Consumers may focus and concentrate their attention on certain aspects of the Ad while missing or ignoring the main intended message. Advertisers try to minimise this drift of the attention focus and attract visitors and attempt to get them to react. Good Goes is a registered body that performs childcare programs on behalf of UNICEF. This organisation is running a number of Ad campaigns (Good Goes, 1).
The arrangement of the Ads is as a horizontal slide show, placed horizontally across the web page. The advertiser has skilfully used images of some good-looking children along with some destitute ones. All efforts are taken to represent children from different ethnic origins such as Black, Asian, White and Chinese.
The gallery of the slide show gives the image of the child and one can click on the image to view some more details. The images are kept clean and bright and the text is brief and concise without overburdening the reader. The Ads also do not feature dirty looking or obviously sick looking. The reader is at once influenced by the children and would want people to react immediately (Good Goes, 1).
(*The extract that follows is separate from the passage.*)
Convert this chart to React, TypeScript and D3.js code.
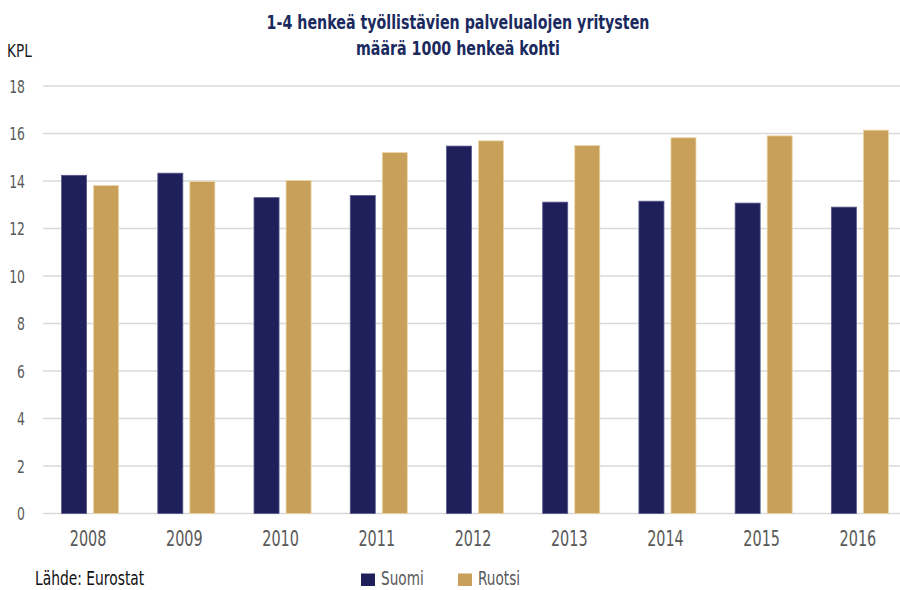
import { useEffect, useRef } from 'react';
import * as d3 from 'd3';

const years = ['2008', '2009', '2010', '2011', '2012', '2013', '2014', '2015', '2016'];
const seriesNames = ['Suomi', 'Ruotsi'];
const suomi = [14.24, 14.33, 13.3, 13.39, 15.47, 13.11, 13.15, 13.07, 12.9];
const ruotsi = [13.81, 13.98, 14.02, 15.2, 15.69, 15.49, 15.82, 15.9, 16.14];
const yTicks = [0, 2, 4, 6, 8, 10, 12, 14, 16, 18];
const titleLines = ['1-4 henkeä työllistävien palvelualojen yritysten', 'määrä 1000 henkeä kohti'];

const colors = { Suomi: '#1f1f5b', Ruotsi: '#c9a05a' };
const strokes = { Suomi: '#5a5a8c', Ruotsi: '#ead6a8' };
const font = '"DejaVu Sans", sans-serif';
const narrow = 0.67; // condensed look, no narrow font installed

const App = () => {
  const ref = useRef<SVGSVGElement>(null);

  useEffect(() => {
    const svg = d3.select(ref.current);
    svg.selectAll('*').remove();

    const width = 900;
    const height = 590;

    const y = d3.scaleLinear().domain([0, 18]).range([513.5, 86]);
    const x0 = d3.scaleBand().domain(years).range([42, 908]).paddingInner(0.407).paddingOuter(0.2035);
    const x1 = d3.scaleBand().domain(seriesNames).range([0, x0.bandwidth()]).paddingInner(0.21875);

    // title
    svg
      .append('g')
      .selectAll('text')
      .data(titleLines)
      .enter()
      .append('text')
      .attr('transform', (d, i) => `translate(458,${28.5 + i * 26.5}) scale(0.73,1)`)
      .attr('text-anchor', 'middle')
      .style('font-family', font)
      .style('font-weight', 'bold')
      .style('font-size', '19.5px')
      .style('fill', '#1b2a5e')
      .text((d) => d);

    svg
      .append('text')
      .attr('transform', 'translate(7,56.5) scale(0.76,1)')
      .style('font-family', font)
      .style('font-size', '18px')
      .style('fill', '#1a1a1a')
      .text('KPL');

    // gridlines
    svg
      .append('g')
      .selectAll('line')
      .data(yTicks)
      .enter()
      .append('line')
      .attr('x1', 43)
      .attr('x2', width)
      .attr('y1', (d) => y(d))
      .attr('y2', (d) => y(d))
      .attr('stroke', '#d9d9d9')
      .attr('stroke-width', 1.5);

    // y labels
    svg
      .append('g')
      .selectAll('text')
      .data(yTicks)
      .enter()
      .append('text')
      .attr('transform', (d) => `translate(25,${y(d) + 6.5}) scale(${narrow},1)`)
      .attr('text-anchor', 'end')
      .style('font-family', font)
      .style('font-size', '18.5px')
      .style('fill', '#595959')
      .text((d) => d);

    // bars
    const rows = years.map((yr, i) => ({ year: yr, values: [suomi[i], ruotsi[i]] }));
    const groups = svg
      .append('g')
      .selectAll('g')
      .data(rows)
      .enter()
      .append('g')
      .attr('transform', (d) => `translate(${x0(d.year)},0)`);

    groups
      .selectAll('rect')
      .data((d) => d.values.map((v, i) => ({ key: seriesNames[i], value: v })))
      .enter()
      .append('rect')
      .attr('x', (d) => x1(d.key)!)
      .attr('y', (d) => y(d.value))
      .attr('width', x1.bandwidth())
      .attr('height', (d) => y(0) - y(d.value))
      .attr('fill', (d) => colors[d.key as 'Suomi' | 'Ruotsi'])
      .attr('stroke', (d) => strokes[d.key as 'Suomi' | 'Ruotsi'])
      .attr('stroke-width', 0.8);

    // x labels
    svg
      .append('g')
      .selectAll('text')
      .data(years)
      .enter()
      .append('text')
      .attr('transform', (d) => `translate(${x0(d)! + x0.bandwidth() / 2 - 2},546) scale(${narrow},1)`)
      .attr('text-anchor', 'middle')
      .style('font-family', font)
      .style('font-size', '21.5px')
      .style('fill', '#595959')
      .text((d) => d);

    // source
    svg
      .append('text')
      .attr('transform', 'translate(35,585) scale(0.71,1)')
      .style('font-family', font)
      .style('font-size', '19.5px')
      .style('fill', '#111')
      .text('Lähde: Eurostat');

    // legend
    const legend = svg
      .append('g')
      .selectAll('g')
      .data(seriesNames)
      .enter()
      .append('g')
      .attr('transform', (d, i) => `translate(${361 + i * 97},573.5)`);

    legend
      .append('rect')
      .attr('width', 14)
      .attr('height', 12.5)
      .attr('fill', (d) => colors[d as 'Suomi' | 'Ruotsi']);

    legend
      .append('text')
      .attr('transform', 'translate(20,11.5) scale(0.7,1)')
      .style('font-family', font)
      .style('font-size', '19.5px')
      .style('fill', '#595959')
      .text((d) => d);

    svg.attr('width', width).attr('height', height);
  }, []);

  return <svg ref={ref} width={900} height={590} style={{ position: 'absolute', left: 0, top: 0 }} />;
};

export default App;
After getting the attention of the reader, consumer behaviour theory suggests that the respondent must ponder, think, weigh the advantages and disadvantages and decide to make a purchase decision. In some cases, the decision to buy a product, subscribe for a service or donate for a cause can be impulsive. In many cases, the advertiser would want to encourage impulsive buying.
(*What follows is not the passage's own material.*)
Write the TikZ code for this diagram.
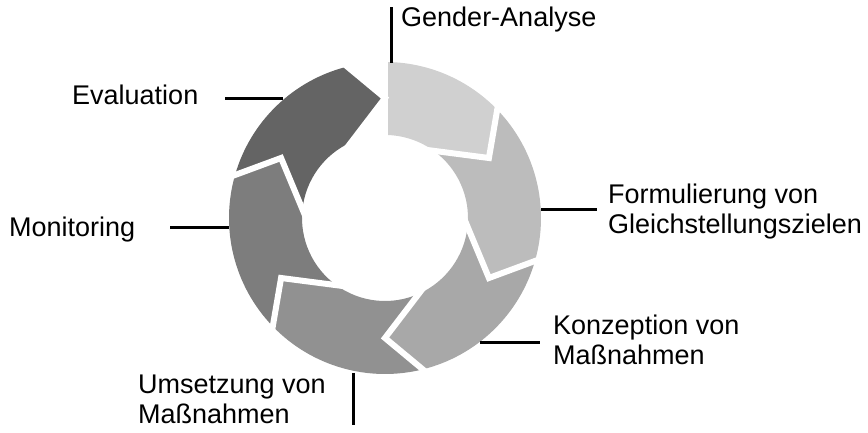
\documentclass[tikz,border=0pt]{standalone}
\usepackage{fontspec}
\setmainfont{Liberation Sans}
\usetikzlibrary{calc}
\definecolor{cA}{HTML}{D0D0D0}
\definecolor{cB}{HTML}{BCBCBC}
\definecolor{cC}{HTML}{A8A8A8}
\definecolor{cD}{HTML}{919191}
\definecolor{cE}{HTML}{7D7D7D}
\definecolor{cF}{HTML}{646464}
\begin{document}
\begin{tikzpicture}[x=1pt,y=1pt,
  lbl/.style={font=\fontsize{27}{30}\selectfont, inner sep=0pt, align=left, anchor=base west},
  leader/.style={line width=3pt},
  gapline/.style={white, line width=6pt, line join=miter}]
\useasboundingbox (0,0) rectangle (868,433);
\coordinate (C) at (385,215);
\def\Ro{156}\def\Ri{83}\def\Rm{120}\def\dO{14}\def\dI{24}
\begin{scope}[shift={(C)}]
  % first segment, flat tail
  \fill[cA] (90:\Ro) arc[start angle=90, end angle={30+\dO}, radius=\Ro]
     -- (30:\Rm) -- ({30+\dI}:\Ri) arc[start angle={30+\dI}, end angle=90, radius=\Ri] -- cycle;
  \foreach \k/\col in {1/cB,2/cC,3/cD,4/cE,5/cF}{
    \pgfmathsetmacro\t{30-60*\k}
    \pgfmathsetmacro\tt{\t+60}
    \fill[\col] ({\tt+\dO}:\Ro) arc[start angle={\tt+\dO}, end angle={\t+\dO}, radius=\Ro]
      -- (\t:\Rm) -- ({\t+\dI}:\Ri) arc[start angle={\t+\dI}, end angle={\tt+\dI}, radius=\Ri]
      -- (\tt:\Rm) -- cycle;
  }
  \foreach \t in {30,-30,-90,-150,-210,-270}{
    \draw[gapline] ($(\t:\Rm)!1.4!({\t+\dO}:\Ro)$) -- (\t:\Rm) -- ($(\t:\Rm)!1.4!({\t+\dI}:\Ri)$);
  }
  \draw[gapline] (90:75) -- (90:165);
\end{scope}
% labels (base anchor = baseline of the last line)
\node[lbl] (g) at (401,406) {Gender-Analyse};
\node[lbl] (ev) at (72,328) {Evaluation};
\node[lbl] (mo) at (9,196) {Monitoring};
\node[lbl] (fo) at (608,199) {Formulierung von\\Gleichstellungszielen};
\node[lbl] (ko) at (553,68) {Konzeption von\\Maßnahmen};
\node[lbl] (um) at (138,9) {Umsetzung von\\Maßnahmen};
% leader lines
\coordinate (g1) at (391,370); \coordinate (g2) at (391,426);
\coordinate (e1) at (283,334); \coordinate (e2) at (225,334);
\coordinate (m1) at (229,205); \coordinate (m2) at (170,205);
\coordinate (f1) at (541,223); \coordinate (f2) at (597,223);
\coordinate (k1) at (480,90);  \coordinate (k2) at (540,90);
\coordinate (u1) at (353,60);  \coordinate (u2) at (353,8);
\draw[leader] (g1) -- (g2);
\draw[leader] (e1) -- (e2);
\draw[leader] (m1) -- (m2);
\draw[leader] (f1) -- (f2);
\draw[leader] (k1) -- (k2);
\draw[leader] (u1) -- (u2);
\end{tikzpicture}
\end{document}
The advertisements from UNICEF also want to encourage this impulsive reaction from the customer. The main intention of the Ads is to increase awareness of the cause of children and to obtain the attention of the reader. Once the reader has viewed the details and given his attention, the next reaction would be to take action. There are different ways in which the viewer can be involved (Good Goes, 1), (Blythe, 42).
The ways are to support the cause, to give or donate funds, to join the program and to advocate the cause of the organisation. The main Ads are a continuation of the theme of helping to save and protect children. The Ad is termed successful only after the viewer has turned his attention to action.
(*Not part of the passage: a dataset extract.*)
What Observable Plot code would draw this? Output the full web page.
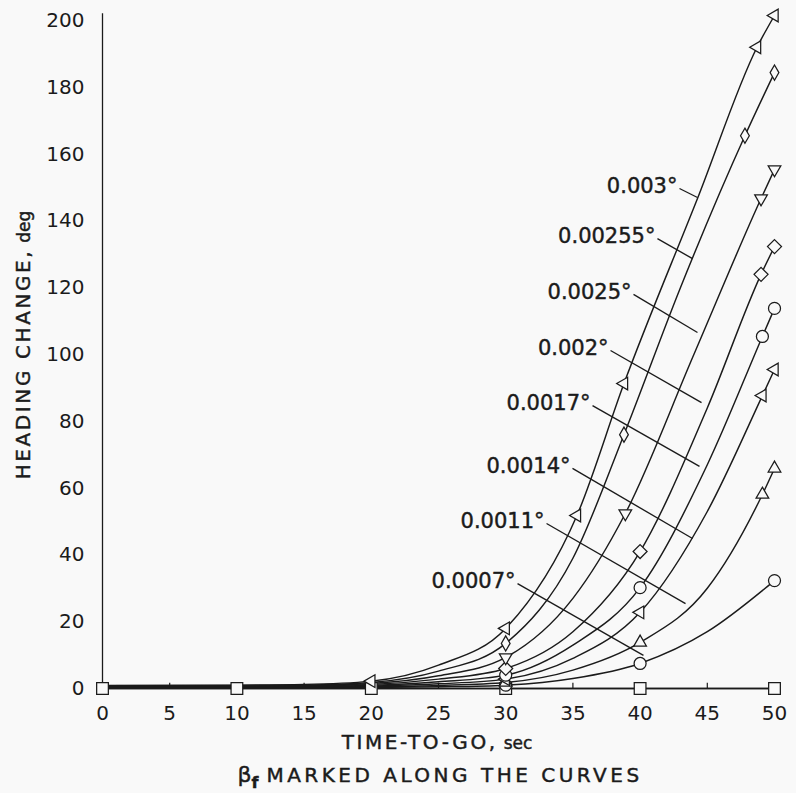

Support can be in the form of training local health staff so that they can provide care for children and the mother. The action of Give is to donate and help the newborn. There are a number of child survival programs where the viewer can donate money. The next action is to ‘Join’ the activity and campaign. The last action is to become an advocate of the campaign and carry out voluntary work.
The above paragraphs have shown how attention feature from consumer behaviour theory can be applied to the UNICEF Ads. The Ads have succeeded in grabbing the attention of the viewer. They have also succeeded in making the viewer take one of the required set of actions.
Blythe. Jim. Essentials of Marketing Communication, 3rd edition. Pearson Education, UK. December 2005.
Good Goes. Save the Children: New born & child survival campaign. 2011. Good Goes. Web.